Given request =>
Quote the whole listing exactly. Leave the pictures out of your copy.

Raw data =>
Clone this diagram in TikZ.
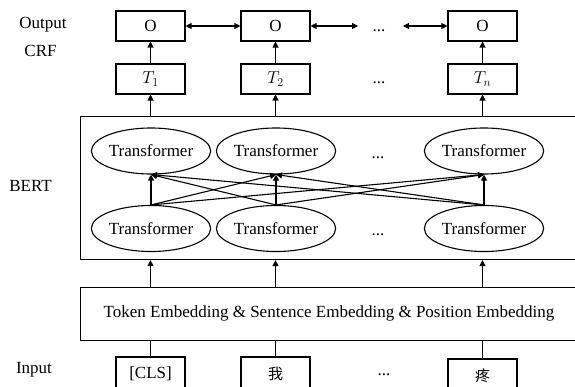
\documentclass[tikz,border=0pt]{standalone}
\usepackage{fontspec}
\setmainfont{Liberation Serif}
\newfontfamily\cjk{Noto Sans CJK SC}
\usetikzlibrary{arrows.meta,shapes.geometric}
\tikzset{
  x=1pt,y=-1pt,
  every node/.style={font=\fontsize{17}{20}\selectfont},
  line/.style={line width=1.1pt,black},
  arr/.style={line, -{Triangle[length=6pt,width=6pt]}},
  darr/.style={line, {Triangle[length=6pt,width=6pt]}-{Triangle[length=6pt,width=6pt]}},
  sbox/.style={draw,line width=1.1pt,minimum width=69pt,minimum height=30pt,inner sep=0pt},
  tf/.style={draw,ellipse,line width=1.1pt,minimum width=97pt,minimum height=46pt,inner sep=0pt},
  lab/.style={inner sep=0pt},
  dotsn/.style={inner sep=0pt,anchor=base},
}
\begin{document}
\begin{tikzpicture}
\useasboundingbox (0,0) rectangle (575,387);
\clip (0,0) rectangle (575,387);
% labels
\node[lab] (lout) at (43,25) {Output};
\node[lab] (lcrf) at (40.5,51) {CRF};
\node[lab] (lbert) at (30.5,186) {BERT};
\node[lab] (lin) at (34,370) {Input};
% O row
\node[sbox] (o1) at (150.5,26) {O};
\node[sbox] (o2) at (275.5,26) {O};
\node[sbox] (o3) at (482.5,26) {O};
\node[dotsn] (od) at (379,31.5) {...};
\coordinate (oa) at (358,26);
\coordinate (ob) at (403,26);
\draw[darr] (o1) -- (o2);
\draw[darr] (o2) -- (oa);
\draw[darr] (ob) -- (o3);
% T row
\node[sbox] (t1) at (150.5,79) {$T_1$};
\node[sbox] (t2) at (275.5,79) {$T_2$};
\node[sbox] (t3) at (482.5,79) {$T_n$};
\node[dotsn] (td) at (379,84) {...};
\draw[arr] (t1) -- (o1);
\draw[arr] (t2) -- (o2);
\draw[arr] (t3) -- (o3);
% BERT box
\node[draw,line width=1.1pt,minimum width=500pt,minimum height=143pt,inner sep=0pt,anchor=north west] (bert) at (80,116) {};
\draw[arr] (t1 |- bert.north) -- (t1);
\draw[arr] (t2 |- bert.north) -- (t2);
\draw[arr] (t3 |- bert.north) -- (t3);
% transformers
\node[tf] (a1) at (151,151) {Transformer};
\node[tf] (a2) at (276,151) {Transformer};
\node[tf] (a3) at (484,151) {Transformer};
\node[tf] (b1) at (151,228.5) {Transformer};
\node[tf] (b2) at (276,228.5) {Transformer};
\node[tf] (b3) at (484,228.5) {Transformer};
\node[dotsn] (ad) at (378,159) {...};
\node[dotsn] (bd) at (378,236) {...};
\foreach \i in {1,2,3}{
  \foreach \j in {1,2,3}{
    \draw[arr] (b\i.north) -- (a\j.south);
  }
}
% embedding
\node[draw,line width=1.1pt,minimum width=500pt,minimum height=53pt,inner sep=0pt,anchor=north west] (emb) at (80,287) {};
\node[inner sep=0pt] (embt) at (329,313) {Token Embedding \& Sentence Embedding \& Position Embedding};
\draw[arr] (t1 |- emb.north) -- (t1 |- bert.south);
\draw[arr] (t2 |- emb.north) -- (t2 |- bert.south);
\draw[arr] (t3 |- emb.north) -- (t3 |- bert.south);
% inputs
\node[sbox,minimum height=34pt] (i1) at (150.5,374) {[CLS]};
\node[sbox,minimum height=34pt,font=\cjk\fontsize{15}{18}\selectfont] (i2) at (275.5,374) {我};
\node[sbox,minimum height=34pt,font=\cjk\fontsize{15}{18}\selectfont] (i3) at (482.5,376) {疼};
\node[dotsn] (id) at (384,375) {...};
\draw[line] (i1.north) -- (i1 |- emb.south);
\draw[line] (i2.north) -- (i2 |- emb.south);
\draw[line] (i3.north) -- (i3 |- emb.south);
\end{tikzpicture}
\end{document}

Result for this exercise =>
Clone this diagram in TikZ.
\documentclass[tikz,border=0pt]{standalone}
\usepackage{fontspec}
\setmainfont{Liberation Serif}
\newfontfamily\cjk{Noto Sans CJK SC}
\usetikzlibrary{arrows.meta,shapes.geometric}
\tikzset{
  x=1pt,y=-1pt,
  every node/.style={font=\fontsize{17}{20}\selectfont},
  line/.style={line width=1.1pt,black},
  arr/.style={line, -{Triangle[length=6pt,width=6pt]}},
  darr/.style={line, {Triangle[length=6pt,width=6pt]}-{Triangle[length=6pt,width=6pt]}},
  sbox/.style={draw,line width=1.1pt,minimum width=69pt,minimum height=30pt,inner sep=0pt},
  tf/.style={draw,ellipse,line width=1.1pt,minimum width=97pt,minimum height=46pt,inner sep=0pt},
  lab/.style={inner sep=0pt},
  dotsn/.style={inner sep=0pt,anchor=base},
}
\begin{document}
\begin{tikzpicture}
\useasboundingbox (0,0) rectangle (575,387);
\clip (0,0) rectangle (575,387);
% labels
\node[lab] (lout) at (43,25) {Output};
\node[lab] (lcrf) at (40.5,51) {CRF};
\node[lab] (lbert) at (30.5,186) {BERT};
\node[lab] (lin) at (34,370) {Input};
% O row
\node[sbox] (o1) at (150.5,26) {O};
\node[sbox] (o2) at (275.5,26) {O};
\node[sbox] (o3) at (482.5,26) {O};
\node[dotsn] (od) at (379,31.5) {...};
\coordinate (oa) at (358,26);
\coordinate (ob) at (403,26);
\draw[darr] (o1) -- (o2);
\draw[darr] (o2) -- (oa);
\draw[darr] (ob) -- (o3);
% T row
\node[sbox] (t1) at (150.5,79) {$T_1$};
\node[sbox] (t2) at (275.5,79) {$T_2$};
\node[sbox] (t3) at (482.5,79) {$T_n$};
\node[dotsn] (td) at (379,84) {...};
\draw[arr] (t1) -- (o1);
\draw[arr] (t2) -- (o2);
\draw[arr] (t3) -- (o3);
% BERT box
\node[draw,line width=1.1pt,minimum width=500pt,minimum height=143pt,inner sep=0pt,anchor=north west] (bert) at (80,116) {};
\draw[arr] (t1 |- bert.north) -- (t1);
\draw[arr] (t2 |- bert.north) -- (t2);
\draw[arr] (t3 |- bert.north) -- (t3);
% transformers
\node[tf] (a1) at (151,151) {Transformer};
\node[tf] (a2) at (276,151) {Transformer};
\node[tf] (a3) at (484,151) {Transformer};
\node[tf] (b1) at (151,228.5) {Transformer};
\node[tf] (b2) at (276,228.5) {Transformer};
\node[tf] (b3) at (484,228.5) {Transformer};
\node[dotsn] (ad) at (378,159) {...};
\node[dotsn] (bd) at (378,236) {...};
\foreach \i in {1,2,3}{
  \foreach \j in {1,2,3}{
    \draw[arr] (b\i.north) -- (a\j.south);
  }
}
% embedding
\node[draw,line width=1.1pt,minimum width=500pt,minimum height=53pt,inner sep=0pt,anchor=north west] (emb) at (80,287) {};
\node[inner sep=0pt] (embt) at (329,313) {Token Embedding \& Sentence Embedding \& Position Embedding};
\draw[arr] (t1 |- emb.north) -- (t1 |- bert.south);
\draw[arr] (t2 |- emb.north) -- (t2 |- bert.south);
\draw[arr] (t3 |- emb.north) -- (t3 |- bert.south);
% inputs
\node[sbox,minimum height=34pt] (i1) at (150.5,374) {[CLS]};
\node[sbox,minimum height=34pt,font=\cjk\fontsize{15}{18}\selectfont] (i2) at (275.5,374) {我};
\node[sbox,minimum height=34pt,font=\cjk\fontsize{15}{18}\selectfont] (i3) at (482.5,376) {疼};
\node[dotsn] (id) at (384,375) {...};
\draw[line] (i1.north) -- (i1 |- emb.south);
\draw[line] (i2.north) -- (i2 |- emb.south);
\draw[line] (i3.north) -- (i3 |- emb.south);
\end{tikzpicture}
\end{document}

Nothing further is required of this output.